» WHAT IS EXPECTED:
Pictures stay out of this copy, which runs from the first line of the material through the line containing "const nLight = 7;".

※

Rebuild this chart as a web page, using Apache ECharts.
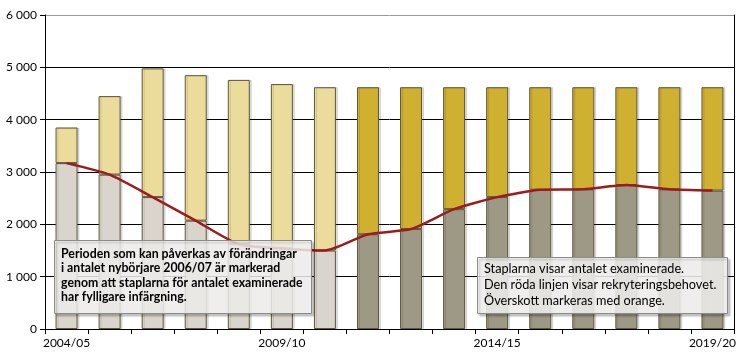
<!DOCTYPE html>
<html><head><meta charset="utf-8">
<script src="https://cdn.jsdelivr.net/npm/echarts@6/dist/echarts.min.js"></script>
<style>html,body{margin:0;padding:0;background:#fff}#c{width:745px;height:355px}</style>
</head><body><div id="c"></div>
<script>
const categories = ['2004/05','2005/06','2006/07','2007/08','2008/09','2009/10','2010/11','2011/12','2012/13','2013/14','2014/15','2015/16','2016/17','2017/18','2018/19','2019/20'];
const examined = [3850,4450,4980,4850,4760,4680,4620,4620,4620,4620,4620,4620,4620,4620,4620,4620];
const need = [3170,2950,2520,2070,1620,1540,1500,1810,1910,2290,2520,2660,2670,2750,2670,2645];
const yTicks = [0,1000,2000,3000,4000,5000,6000];
const nLight = 7;

const base = examined.map((v,i)=>Math.min(v,need[i]));
const surplus = examined.map((v,i)=>v-base[i]);
const FONT = 'Lato';

const chart = echarts.init(document.getElementById('c'), null, {renderer:'canvas'});
chart.setOption({
  animation:false,
  backgroundColor:'#fff',
  textStyle:{fontFamily:FONT},
  grid:{left:45,right:11,top:15,bottom:26,containLabel:false},
  xAxis:{type:'category',data:categories,boundaryGap:true,
    axisLine:{lineStyle:{color:'#000',width:1}},
    axisTick:{show:true,interval:0,length:5,lineStyle:{color:'#000'}},
    axisLabel:{interval:4,color:'#000',fontSize:12,fontFamily:FONT,margin:8}},
  yAxis:[{type:'value',min:yTicks[0],max:yTicks[yTicks.length-1],interval:1000,
    axisLine:{show:true,lineStyle:{color:'#000'}},
    axisTick:{show:true,length:5,lineStyle:{color:'#000'}},
    axisLabel:{color:'#000',fontSize:12,fontFamily:FONT,margin:8,
      formatter:v=>String(v).replace(/\B(?=(\d{3})+(?!\d))/g,' ')},
    splitLine:{show:true,lineStyle:{color:['#000','#000','#000','#000','#000','#000','#999'],width:1}}},
   {type:'value',min:0,max:6000,interval:1000,position:'right',
    axisLine:{show:true,lineStyle:{color:'#000'}},axisTick:{show:false},axisLabel:{show:false},splitLine:{show:false}}],
  series:[
    {type:'bar',stack:'a',data:base,barWidth:22,
      itemStyle:{color:p=>p.dataIndex<nLight?'#d9d5cd':'#9d9985',borderColor:'#5f5638',borderWidth:1,
        shadowColor:'rgba(0,0,0,0.12)',shadowOffsetX:2,shadowBlur:0}},
    {type:'bar',stack:'a',data:surplus,barWidth:22,
      itemStyle:{color:p=>p.dataIndex<nLight?'#ecdc9b':'#cfb030',borderColor:'#5f5638',borderWidth:1,
        shadowColor:'rgba(0,0,0,0.12)',shadowOffsetX:2,shadowBlur:0}},
    {type:'line',data:need,smooth:0.2,symbol:'none',z:5,
      lineStyle:{color:'#9b1c20',width:2.5}}
  ],
  graphic:[
    {type:'rect',left:54,top:240,z:100,shape:{width:257,height:73},
      style:{fill:'rgba(246,245,243,0.82)',stroke:'#8a8a8a',lineWidth:1,shadowColor:'rgba(0,0,0,0.25)',shadowOffsetX:2,shadowOffsetY:2,shadowBlur:2}},
    {type:'text',left:61,top:247,z:101,style:{text:'Perioden som kan påverkas av förändringar\ni antalet nybörjare 2006/07 är markerad\ngenom att staplarna för antalet examinerade\nhar fylligare infärgning.',
        font:'bold 12.3px '+FONT,fill:'#000',lineHeight:14.3}},
    {type:'rect',left:477,top:257,z:100,shape:{width:250,height:56},
      style:{fill:'rgba(246,245,243,0.85)',stroke:'#8a8a8a',lineWidth:1,shadowColor:'rgba(0,0,0,0.25)',shadowOffsetX:2,shadowOffsetY:2,shadowBlur:2}},
    {type:'text',left:484,top:261,z:101,style:{text:'Staplarna visar antalet examinerade.\nDen röda linjen visar rekryteringsbehovet.\nÖverskott markeras med orange.',
        font:'12.7px '+FONT,fill:'#000',lineHeight:16}}
  ]
});
</script></body></html>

※

» TASK SOLUTION:
Rebuild this chart as a web page, using Apache ECharts.
<!DOCTYPE html>
<html><head><meta charset="utf-8">
<script src="https://cdn.jsdelivr.net/npm/echarts@6/dist/echarts.min.js"></script>
<style>html,body{margin:0;padding:0;background:#fff}#c{width:745px;height:355px}</style>
</head><body><div id="c"></div>
<script>
const categories = ['2004/05','2005/06','2006/07','2007/08','2008/09','2009/10','2010/11','2011/12','2012/13','2013/14','2014/15','2015/16','2016/17','2017/18','2018/19','2019/20'];
const examined = [3850,4450,4980,4850,4760,4680,4620,4620,4620,4620,4620,4620,4620,4620,4620,4620];
const need = [3170,2950,2520,2070,1620,1540,1500,1810,1910,2290,2520,2660,2670,2750,2670,2645];
const yTicks = [0,1000,2000,3000,4000,5000,6000];
const nLight = 7;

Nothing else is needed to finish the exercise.